Traders scaled back bets on future European Central Bank rate hikes after a deal for a two‑week ceasefire in Iran, but still priced in two tightening moves by year‑end, uncertain whether a lasting settlement could be reached.
Iran's foreign minister Abbas Araqchi said Tehran would cease counter-attacks and provide safe passage through the Strait of Hormuz, if attacks stop.
In March, fears of a protracted conflict stoked inflation worries, prompting markets to price in a quicker response from the European Central Bank.
Oil fell sharply to below $100 per barrel today, having leapt more than 50% in March.

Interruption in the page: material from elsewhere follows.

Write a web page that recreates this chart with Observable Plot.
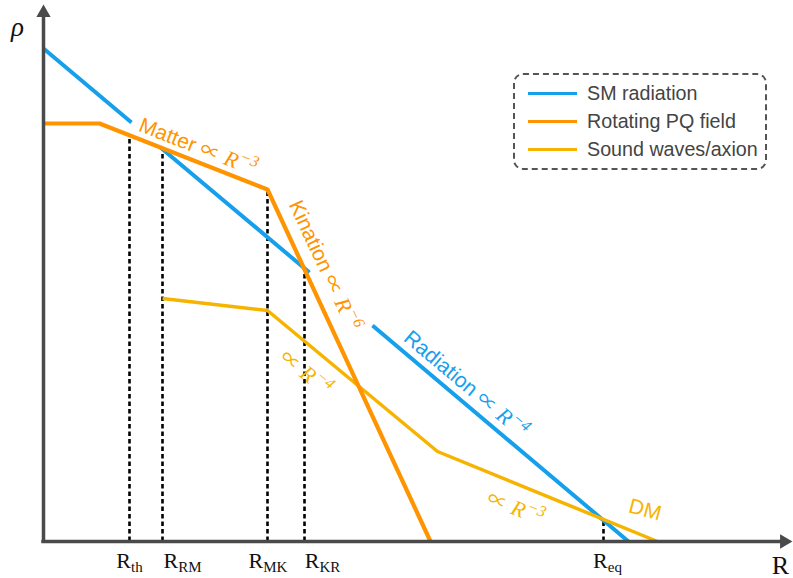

"The evolution of oil will determine if this rally (in bonds) continues or fades - which of course depends on how the negotiations go," said Rohan Khanna, head of euro rates strategy at Barclays.
"In the very short term, it may remove the impulse for the ECB to hike rates in April, and the market has repriced that meeting accordingly, but the meeting is still three weeks away and that's a long time in these markets."
Money markets priced in a 20% chance of an ECB rate hike in April from 60% yesterday and indicated a deposit facility rate at 2.50% by the end of the year, rather than 2.75%. The deposit rate is currently at 2%.
"ECB rate forwards suggest markets remain on alert, with traders waiting to see developments around the Strait of Hormuz before pricing out further rate hikes," said Massimiliano Maxia, fixed income strategist at Allianz Global Investors.